Curator: Let’s turn our attention to “Peru 469,” a compelling gelatin silver print from 1977 by Aaron Siskind. Editor: My initial reaction? A raw, almost brutal elegance. It feels like peering at urban decay, but transformed into a striking abstract composition. It’s all angles and stark contrast; beautiful roughness, if you will. Curator: Indeed. Siskind, known for his close-up photographs of peeling paint, weathered walls, and graffiti, presents here what one might consider a found abstract expressionist painting. Editor: "Found," I like that. Because isn’t that what it feels like? He’s framing something inherently chaotic and giving it a structure. Look at how the bold, dark lines of the painted graffiti intersect with the subtler textures of the wall. It is a whole city contained within a square foot. Curator: Precisely.

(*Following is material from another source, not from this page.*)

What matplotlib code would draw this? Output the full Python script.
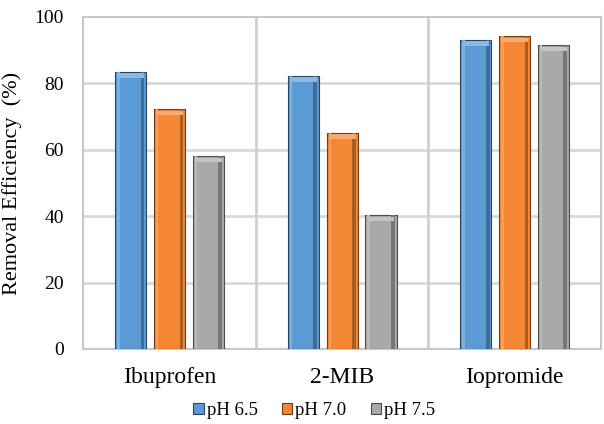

And it's critical to observe Siskind's meticulous framing. He abstracts this fragment from its original context, turning what might have been mere background into the primary subject. Semiotically, we can interpret the stark black and white as representing duality – order versus chaos, absence versus presence. Editor: Maybe. Or maybe he just liked the way the light hit that wall that day? I mean, photography captures a moment; a feeling. I see this tension in the textures; the scratched-in 'Peru' hints at a place, a life beyond this stark surface, don’t you think? Like a whispered story from the wall. Curator: It is true that he has immortalized the spirit of street art with all its raw expressivity and gestural aesthetics. It pushes back on conventional aesthetics in favor of an honest confrontation with materiality. Editor: You are making it sound like it should be a heavy piece, when there’s humor in its simplicity, right? It's like the wall is in on a joke that we’re just catching the punchline of. It could be sad and ruined and worn down, or hilarious. Curator: An astute observation, one that acknowledges the multifaceted character of this deceptively minimalist frame. Editor: Well, looking at Siskind’s "Peru 469" has made me want to peel my own walls at home, see if there's something worth preserving, just beneath the surface! Curator: Perhaps that impulse underscores the beauty of abstraction: the search to define new layers, new contexts in things taken for granted.